Come with me and Dana Smith to play an extraordinary game of Exquisite Corpse in my old neighborhood, San Francisco’s Mission District. Exquisite Corpse is a game originally played by European surrealists in the early part of the last century. There are written and pictorial forms of this game, but both involve the same principle: that the players each make a contribution to the whole without having knowledge of any of the other players' contributions.
Here we have three books with a variety of choices with which we can make a whole new image every time--ears of corn from an outdoor vendor, three guys raising a giant hamburger sign, two discarded bicycle tires--the books give you Mission Street’s vision of another game: animal, vegetable mineral. The brilliant colors give immediacy to any combination you make: the Mission district may be seedy and crowded, but it is vibrant, full of life and the detritus of life.
Books without words contain ‘prompts’ that may lead a reader/viewer in unexpected directions: they take advantage of myriad reader responses that their creator cannot know. Dana Smith, however, is not just playing a game (or two games) with us. He manages to guide our thinking by depicting the ethos of the Mission, and even some of its history in the variety of images he chooses, and in his inclusion of the Mission by time in Late Night Satellite and by location in the other two volumes.
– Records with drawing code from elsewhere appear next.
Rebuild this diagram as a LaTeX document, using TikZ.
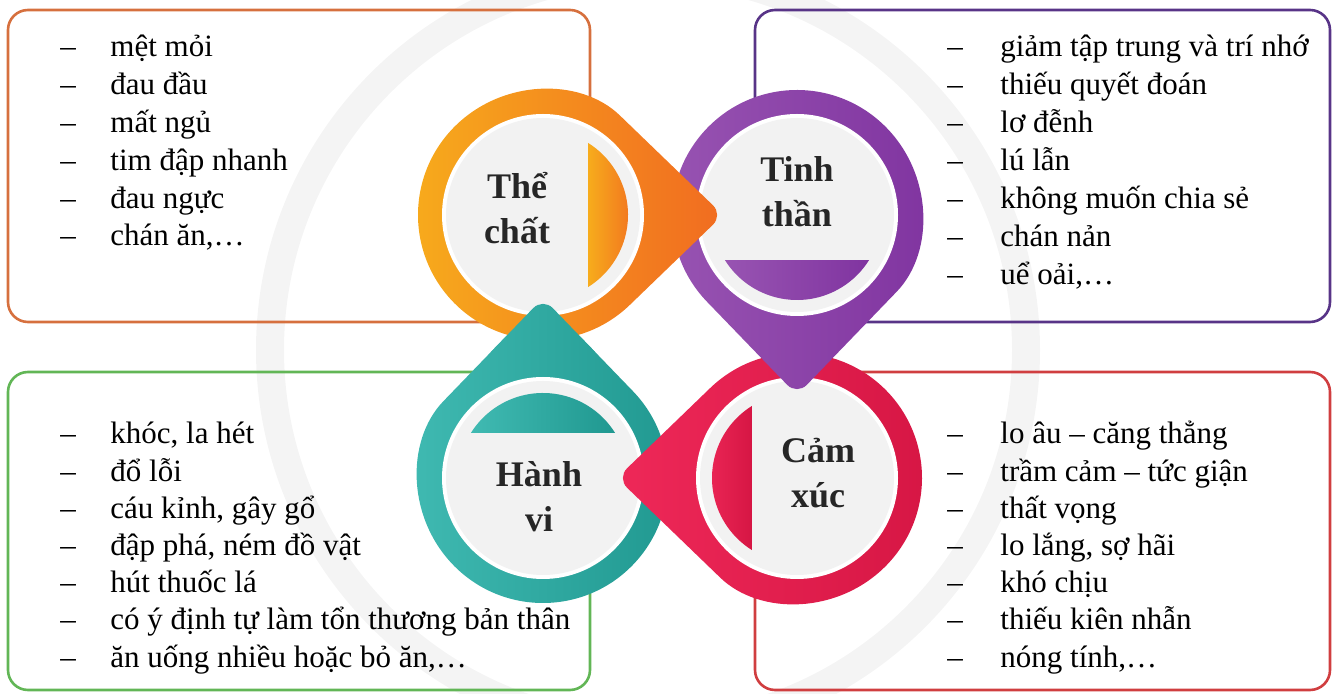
\documentclass[tikz,border=0pt]{standalone}
\usepackage{fontspec}
\setmainfont{Liberation Serif}
\definecolor{boxThe}{RGB}{214,112,62}
\definecolor{boxTinh}{RGB}{88,52,135}
\definecolor{boxHanh}{RGB}{98,182,86}
\definecolor{boxCam}{RGB}{208,62,64}
\definecolor{theA}{RGB}{247,172,28}
\definecolor{theB}{RGB}{241,108,32}
\definecolor{tinhA}{RGB}{152,84,178}
\definecolor{tinhB}{RGB}{128,52,160}
\definecolor{hanhA}{RGB}{64,186,178}
\definecolor{hanhB}{RGB}{32,152,144}
\definecolor{camA}{RGB}{238,40,88}
\definecolor{camB}{RGB}{214,22,68}

\tikzset{
  box/.style={rounded corners=10pt, line width=1.3pt},
  dashmark/.style={anchor=base, inner sep=0pt, font=\fontsize{15.5}{19}\selectfont},
  listitem/.style={anchor=base west, inner sep=0pt, font=\fontsize{15.5}{19}\selectfont},
  heading/.style={align=center, inner sep=0pt, text=black!85, font=\bfseries\fontsize{18}{22.5}\selectfont},
  pics/droppin/.style 2 args={code={
    \shade[left color=#1, right color=#2] (46:125) arc[start angle=46, end angle=314, radius=125]
      [rounded corners=7pt] -- (180,0) -- cycle;
    \fill[white] (0,0) circle (101);
    \fill[gray!10] (0,0) circle (97);
    \shade[left color=#1, right color=#2] (-58:85) arc[start angle=-58, end angle=58, radius=85] -- cycle;
  }}
}

\begin{document}
\begin{tikzpicture}[x=0.5pt,y=0.5pt]
    \useasboundingbox (0,0) rectangle (1334,-694);
    % faint watermark ring
    \draw[gray!9, line width=14pt] (648,-350) circle (378);

    \draw[box, draw=boxThe] (8,-10) rectangle (590,-322);
    \draw[box, draw=boxTinh] (755,-10) rectangle (1330,-322);
    \draw[box, draw=boxHanh] (8,-372) rectangle (590,-690);
    \draw[box, draw=boxCam] (755,-372) rectangle (1330,-690);

    \foreach \t [count=\i] in {mệt mỏi, đau đầu, mất ngủ, tim đập nhanh, đau ngực, {chán ăn,\ldots}} {
        \node[dashmark] (tcd\i) at (68,{-57-37.8*(\i-1)}) {--};
        \node[listitem] (tc\i) at (110,{-57-37.8*(\i-1)}) {\t};
    }
    \foreach \t [count=\i] in {giảm tập trung và trí nhớ, thiếu quyết đoán, lơ đễnh, lú lẫn, không muốn chia sẻ, chán nản, {uể oải,\ldots}} {
        \node[dashmark] (ttd\i) at (955,{-57-38*(\i-1)}) {--};
        \node[listitem] (tt\i) at (1000,{-57-38*(\i-1)}) {\t};
    }
    \foreach \t [count=\i] in {{khóc, la hét}, đổ lỗi, {cáu kỉnh, gây gổ}, {đập phá, ném đồ vật}, hút thuốc lá, có ý định tự làm tổn thương bản thân, {ăn uống nhiều hoặc bỏ ăn,\ldots}} {
        \node[dashmark] (hvd\i) at (68,{-444-37.2*(\i-1)}) {--};
        \node[listitem] (hv\i) at (110,{-444-37.2*(\i-1)}) {\t};
    }
    \foreach \t [count=\i] in {lo âu -- căng thẳng, trầm cảm -- tức giận, thất vọng, {lo lắng, sợ hãi}, khó chịu, thiếu kiên nhẫn, {nóng tính,\ldots}} {
        \node[dashmark] (cxd\i) at (955,{-444-37.2*(\i-1)}) {--};
        \node[listitem] (cx\i) at (1000,{-444-37.2*(\i-1)}) {\t};
    }

    % pins, each tip lies over the next one
    \pic[rotate=90] at (543,-478) {droppin={hanhA}{hanhB}};
    \pic[rotate=180] at (797,-478) {droppin={camA}{camB}};
    \pic[rotate=-90] at (797,-215) {droppin={tinhA}{tinhB}};
    \pic at (543,-215) {droppin={theA}{theB}};
    \begin{scope}
        \clip (400,-290) rectangle (700,-352);
        \pic[rotate=90] at (543,-478) {droppin={hanhA}{hanhB}};
    \end{scope}

    \node[heading] (thechat) at (517,-208) {Thể\\chất};
    \node[heading] (tinhthan) at (797,-192) {Tinh\\thần};
    \node[heading] (hanhvi) at (539,-497) {Hành\\vi};
    \node[heading] (camxuc) at (818,-473) {Cảm\\xúc};
\end{tikzpicture}
\end{document}
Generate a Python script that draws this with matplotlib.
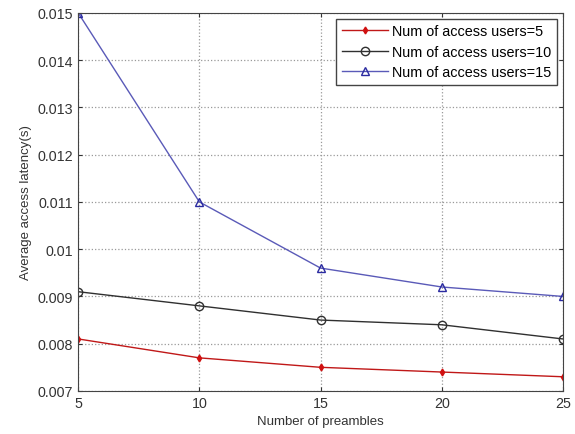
import numpy as np
import matplotlib
matplotlib.use("Agg")
import matplotlib.pyplot as plt

plt.rcParams['font.family'] = ['Liberation Sans', 'DejaVu Sans']

# data
preambles = [5, 10, 15, 20, 25]
users5 = [0.0081, 0.0077, 0.0075, 0.0074, 0.0073]
users10 = [0.0091, 0.0088, 0.0085, 0.0084, 0.0081]
users15 = [0.0150, 0.0110, 0.0096, 0.0092, 0.0090]
labels = ['Num of access users=5', 'Num of access users=10', 'Num of access users=15']

fig = plt.figure(figsize=(5.75, 4.35), dpi=100)
ax = fig.add_axes([0.136, 0.099, 0.843, 0.869])

ax.plot(preambles, users5, color='#c01818', marker='d', markersize=3.5,
        markerfacecolor='#d01010', markeredgecolor='#d01010', linewidth=1, label=labels[0])
ax.plot(preambles, users10, color='#303030', marker='o', markersize=6,
        markerfacecolor='none', linewidth=1, label=labels[1])
ax.plot(preambles, users15, color='#5a5ab8', marker='^', markersize=6,
        markerfacecolor='none', markeredgecolor='#2a2aa0', linewidth=1, label=labels[2])

ax.set_xlim(5, 25)
ax.set_ylim(0.007, 0.015)
ax.set_xticks(preambles)
ax.set_yticks(np.arange(0.007, 0.0151, 0.001))
ax.set_yticklabels(['0.007', '0.008', '0.009', '0.01', '0.011', '0.012', '0.013', '0.014', '0.015'])
ax.grid(True, linestyle=':', color='#999999', linewidth=0.9)
ax.tick_params(direction='in', labelsize=10.3, colors='#333333', top=True, right=True, length=3)
for s in ax.spines.values():
    s.set_color('#444444')

ax.set_xlabel('Number of preambles', fontsize=9.5, color='#333333')
ax.set_ylabel('Average access latency(s)', fontsize=9.5, color='#333333')

leg = ax.legend(loc='upper right', fontsize=10.4, fancybox=False, framealpha=1,
                edgecolor='#444444', handlelength=3.2, labelspacing=0.45,
                handletextpad=0.3, borderaxespad=0.4)
leg.get_frame().set_linewidth(1)

fig.savefig('out.png', dpi=100)
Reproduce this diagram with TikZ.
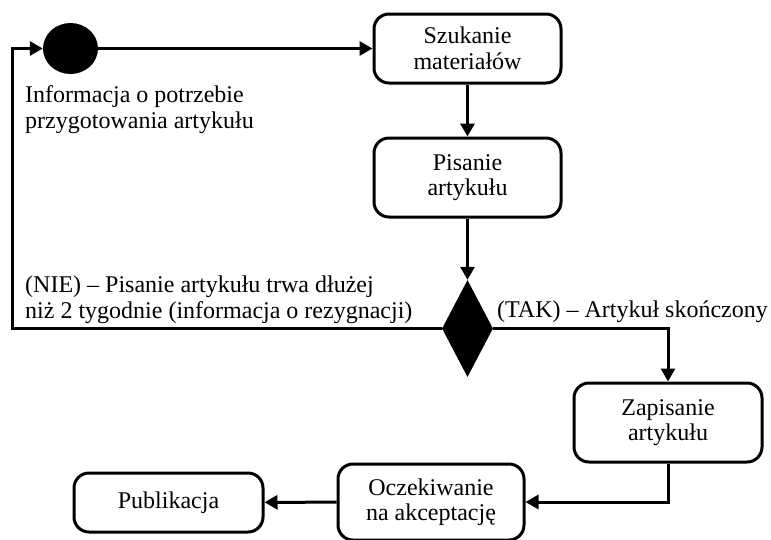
\documentclass[tikz,border=0pt]{standalone}
\usepackage{fontspec}
\setmainfont{Liberation Serif}
\usetikzlibrary{shapes.geometric,arrows.meta}
\begin{document}
\begin{tikzpicture}[x=1pt,y=-1pt,
  font=\fontsize{24}{25.5}\selectfont,
  box/.style={draw,line width=3pt,rounded corners=15pt,align=center,inner sep=0pt},
  arr/.style={line width=3pt,-{Triangle[length=13pt,width=14pt]}},
  lbl/.style={align=left,inner sep=0pt}]
\useasboundingbox (0,0) rectangle (771,539);
\node[ellipse,fill=black,minimum width=55pt,minimum height=51pt,inner sep=0pt] (circ) at (70.5,48.5) {};
\node[box,minimum width=187pt,minimum height=69pt] (szuk) at (467.5,48.5) {Szukanie\\materiałów};
\node[box,minimum width=187pt,minimum height=79pt] (pis) at (467.5,177.5) {Pisanie\\artykułu};
\node[diamond,fill=black,minimum width=51pt,minimum height=97pt,inner sep=0pt] (dia) at (467.5,328.5) {};
\node[box,minimum width=188pt,minimum height=79pt] (zap) at (668,422.5) {Zapisanie\\artykułu};
\node[box,minimum width=186pt,minimum height=76pt] (ocz) at (431,502) {Oczekiwanie\\na akceptację};
\node[box,minimum width=189pt,minimum height=59pt] (pub) at (168.5,502.5) {Publikacja};
\node[lbl,anchor=base west] (info) at (25,128) {Informacja o potrzebie\\przygotowania artykułu};
\node[lbl,anchor=base west] (nie) at (25,318) {(NIE) – Pisanie artykułu trwa dłużej\\niż 2 tygodnie (informacja o rezygnacji)};
\node[lbl,anchor=base west] (tak) at (497,317) {(TAK) – Artykuł skończony};
\coordinate (lp) at (12,328.5);
\draw[arr] (circ) -- (szuk);
\draw[arr] (szuk) -- (pis);
\draw[arr] (pis.south) -- (dia.north);
\draw[arr] (dia.east) -| (zap.north);
\draw[arr] (zap.south) |- (ocz.east);
\draw[arr] (ocz) -- (pub);
\draw[arr] (dia.west) -- (lp) |- (circ.west);
\end{tikzpicture}
\end{document}
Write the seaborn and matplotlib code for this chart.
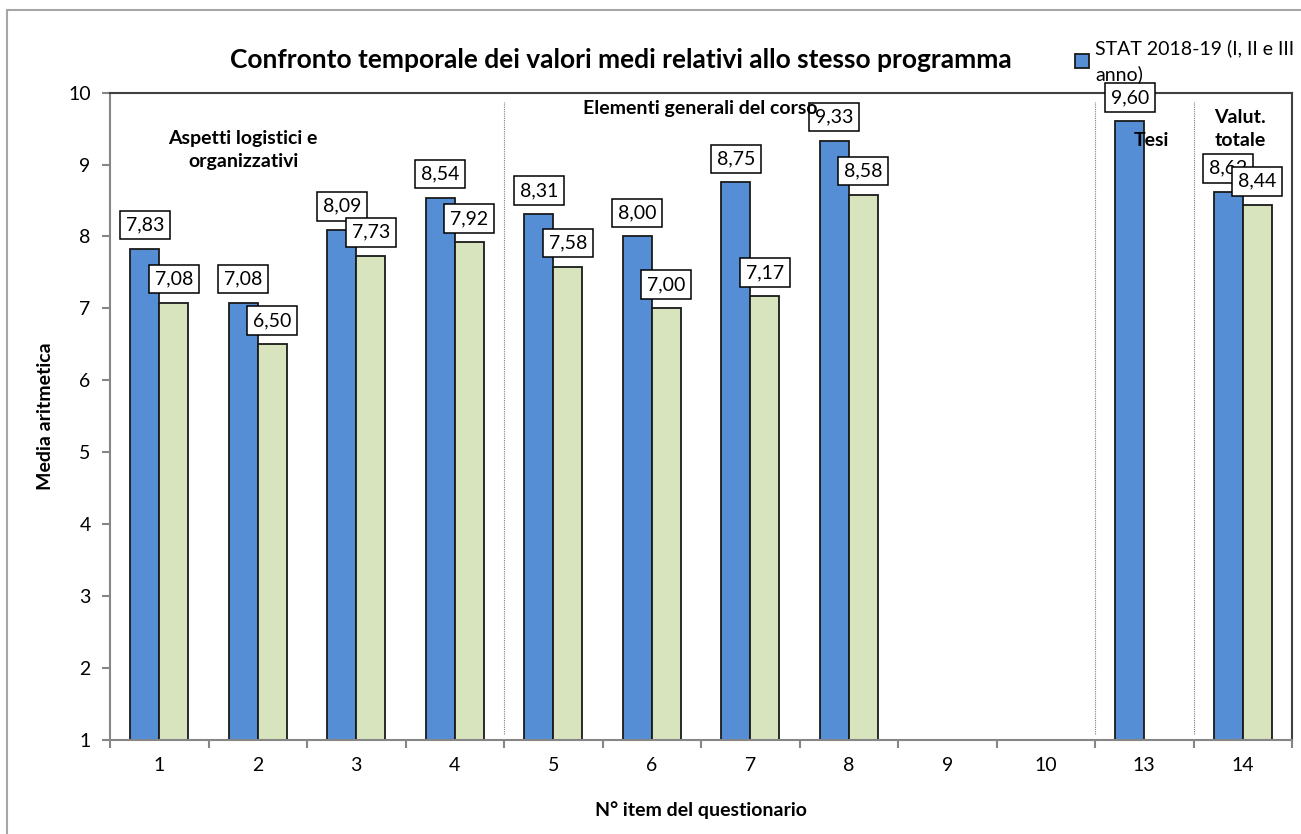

The concepts of Where and When in the Mission are important ideas, as Wikipedia tells us:
Although gentrification during the 1990s and 2000s shifted the demographics and culture of the neighborhood, to account for a large younger, more White American, the Mission remains the cultural nexus and epicenter of San Francisco's and to an increasingly lesser extent, the Bay Area's Latino, Chicano, Nicaraguan Salvadorian, Guatemalan, community. While Mexican, Salvadorian, and other Latin American businesses are pervasive throughout the neighborhood, residences are not evenly distributed. Most of the neighborhood's Hispanic residents live on the eastern and southern sides. The Western and northern sides of the neighborhood are more affluent and less diverse.
I have always liked the implications in the name of the district and the street: it’s named, of course, for the original Mission Dolores on its far western border, but it also implies a mission to the poor and displaced, the transient and the immigrant for whom it remains a locus. Several images in these volumes record that history too.
I was going to write now about another gorgeous San Fran book in the collection Watch Your Step in which Dana Smith has collaborated with two other artists, but on Smith’s website you get to see the whole book.
That’s not as good as a visit to the Jaffe Center, but it will have to do.